On snapshot-based model reduction under compatibility conditions for a nonlinear flow problem on networks

TL;DR

This paper develops a structure-preserving, snapshot-based model reduction method for nonlinear flow problems on networks, ensuring compatibility conditions that maintain physical properties and improve efficiency.

Contribution

It introduces a novel reduction approach combining variational Galerkin approximation with quadrature-type complexity reduction under compatibility constraints, ensuring structure preservation.

Findings

Reduced models are locally mass conservative.

Models inherit energy bounds and port-Hamiltonian structure.

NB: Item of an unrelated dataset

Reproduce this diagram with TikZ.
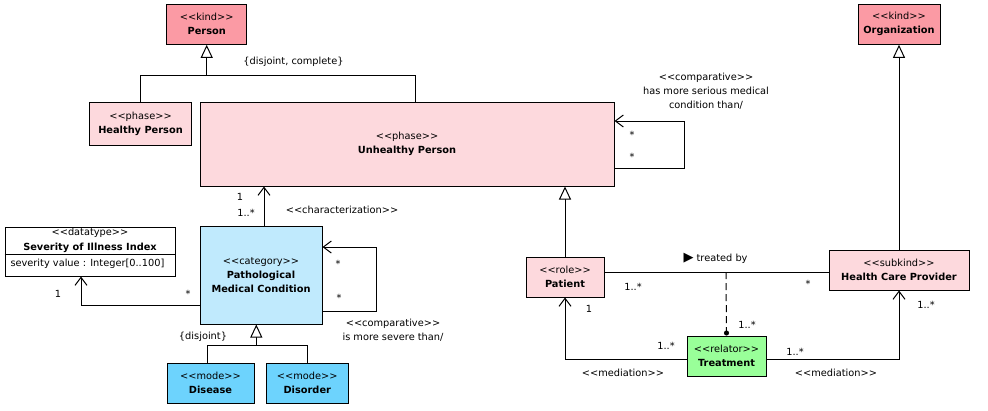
\documentclass[tikz,border=0pt]{standalone}
\usepackage{fontspec}
\setmainfont{DejaVu Sans}
\usetikzlibrary{arrows.meta}
\definecolor{kindc}{HTML}{FB9AA4}
\definecolor{phasec}{HTML}{FDD9DD}
\definecolor{catc}{HTML}{C0EAFD}
\definecolor{modec}{HTML}{6DD3FD}
\definecolor{relc}{HTML}{99FF99}
\newcommand{\stt}[1]{<{}<#1>{}>}
\tikzset{
  every node/.style={font=\fontsize{9.8}{14}\selectfont},
  box/.style={draw, line width=1pt, inner sep=0pt, align=center},
  lbl/.style={inner sep=0pt, align=center},
  gen/.style={-{Triangle[open, length=13pt, width=12pt, fill=white]}},
  nav/.style={-{Straight Barb[length=8pt, width=12pt]}},
}
\begin{document}
\begin{tikzpicture}[x=1pt, y=-1pt, line width=1pt]
\useasboundingbox (0,0) rectangle (988,410);
% classes
\node[box, fill=kindc, minimum width=80pt, minimum height=40pt] (person) at (206.7,24.3) {\stt{kind}\\\textbf{Person}};
\node[box, fill=phasec, minimum width=102pt, minimum height=43pt] (healthy) at (140.5,123.7) {\stt{phase}\\\textbf{Healthy Person}};
\node[box, fill=phasec, minimum width=414pt, minimum height=84pt] (unhealthy) at (407,144) {\stt{phase}\\\textbf{Unhealthy Person}};
\node[box, fill=kindc, minimum width=82pt, minimum height=40pt] (org) at (899,24.3) {\stt{kind}\\\textbf{Organization}};
\node[box, fill=phasec, minimum width=140pt, minimum height=40pt] (hcp) at (899,270) {\stt{subkind}\\\textbf{Health Care Provider}};
\node[box, fill=phasec, minimum width=78pt, minimum height=40pt] (patient) at (565,277) {\stt{role}\\\textbf{Patient}};
\node[box, fill=relc, minimum width=79pt, minimum height=40pt] (treat) at (726.5,356) {\stt{relator}\\\textbf{Treatment}};
\node[box, fill=catc, minimum width=122pt, minimum height=98pt] (path) at (261,275) {\stt{category}\\\textbf{Pathological}\\\textbf{Medical Condition}};
\node[box, fill=modec, minimum width=87pt, minimum height=40pt] (disease) at (210.5,383) {\stt{mode}\\\textbf{Disease}};
\node[box, fill=modec, minimum width=82pt, minimum height=40pt] (disorder) at (307.3,383) {\stt{mode}\\\textbf{Disorder}};
\node[box, fill=white, minimum width=170pt, minimum height=49pt] (sev) at (90,251.5) {};
\draw (sev.west |- 0,254) -- (sev.east |- 0,254);
\node[lbl] (sevst) at (90,233) {\stt{datatype}};
\node[lbl] (sevname) at (90,247.5) {\textbf{Severity of Illness Index}};
\node[lbl, anchor=west] (sevattr) at (10,264) {severity value : Integer[0..100]};
% generalization Person
\coordinate (gp) at (206.7,75);
\draw (healthy.north) |- (gp);
\draw ([xshift=8pt]unhealthy.north) |- (gp);
\draw[gen] (gp) -- (person.south);
\node[lbl] (dc) at (293.5,62) {\{disjoint, complete\}};
% self loop unhealthy
\draw[nav] ([yshift=-24pt]unhealthy.east) -| (684,121) -- ([yshift=23pt]unhealthy.east);
\node[lbl] (u1) at (632,135) {*};
\node[lbl] (u2) at (632,157) {*};
\node[lbl] (ucmp) at (706,91) {\stt{comparative}\\has more serious medical\\condition than/};
% org generalization
\draw[gen] (hcp.north) -- (org.south);
% patient generalization
\draw[gen] (patient.north) -- (patient.north |- unhealthy.south);
% treated by
\coordinate (tb) at (726,272);
\draw ([yshift=5pt]patient.east) -- ([yshift=5pt]patient.east -| hcp.west);
\node[lbl, anchor=west] (tbl) at (683,258) {\fontsize{13}{13}\selectfont ▶\fontsize{9.8}{14}\selectfont\ treated by};
\node[lbl] (pm1) at (633,287) {1..*};
\node[lbl] (pm2) at (808,284) {*};
\draw[dashed, dash pattern=on 7pt off 4pt, -{Circle[length=5pt]}] (tb) -- (treat.north);
\node[lbl] (tm) at (747,325) {1..*};
% mediations
\draw[nav] ([yshift=-3pt]treat.west) -| (patient.south);
\draw[nav] ([yshift=-3pt]treat.east) -| (hcp.south);
\node[lbl] (m1) at (589,309) {1};
\node[lbl] (m2) at (666,346) {1..*};
\node[lbl] (m3) at (623,373) {\stt{mediation}};
\node[lbl] (m4) at (795,352) {1..*};
\node[lbl] (m5) at (926,305) {1..*};
\node[lbl] (m6) at (836,373) {\stt{mediation}};
% characterization
\draw[nav] ([xshift=3pt]path.north) -- ([xshift=3pt]path.north |- unhealthy.south);
\node[lbl] (c1) at (240,197) {1};
\node[lbl] (c2) at (246,213) {1..*};
\node[lbl] (c3) at (342,210) {\stt{characterization}};
% severity association
\draw[nav] ([yshift=-30pt]path.west) -| ([xshift=-9pt]sev.south);
\node[lbl] (s1) at (58,294) {1};
\node[lbl] (s2) at (188,294) {*};
% self loop pathological
\draw[nav] ([yshift=-36pt]path.east) -| (376,247) -- ([yshift=28pt]path.east);
\node[lbl] (p1) at (338,264) {*};
\node[lbl] (p2) at (339,298) {*};
\node[lbl] (pcmp) at (393,330) {\stt{comparative}\\is more severe than/};
% generalization pathological
\coordinate (gd) at (256.3,345);
\draw ([xshift=-3.3pt]disease.north) |- (gd);
\draw (disorder.north) |- (gd);
\draw[gen] (gd) -- (gd |- path.south);
\node[lbl] (dj) at (203,337) {\{disjoint\}};
\end{tikzpicture}
\end{document}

The method achieves optimal snapshot data approximation.

Abstract

This paper is on the construction of structure-preserving, online-efficient reduced models for the barotropic Euler equations with a friction term on networks. The nonlinear flow problem finds broad application in the context of gas distribution networks. We propose a snapshot-based reduction approach that consists of a mixed variational Galerkin approximation combined with quadrature-type complexity reduction. Its main feature is that certain compatibility conditions are assured during the training phase, which make our approach structure-preserving. The resulting reduced models are locally mass conservative and inherit an energy-bound and port-Hamiltonian structure. We also derive a well-posedness result for them. In the training phase, the compatibility conditions pose challenges, we face constrained data approximation problems as opposed to the unconstrained training problems in the conventional reduction methods. The training of our model order reduction consists of a principal component analysis under a compatibility constraint and, notably, yields reduced models that fulfill an optimality condition for the snapshot data. The training of our quadrature-type complexity reduction involves a semi-definite program with combinatorial aspects, which we approach by a greedy procedure.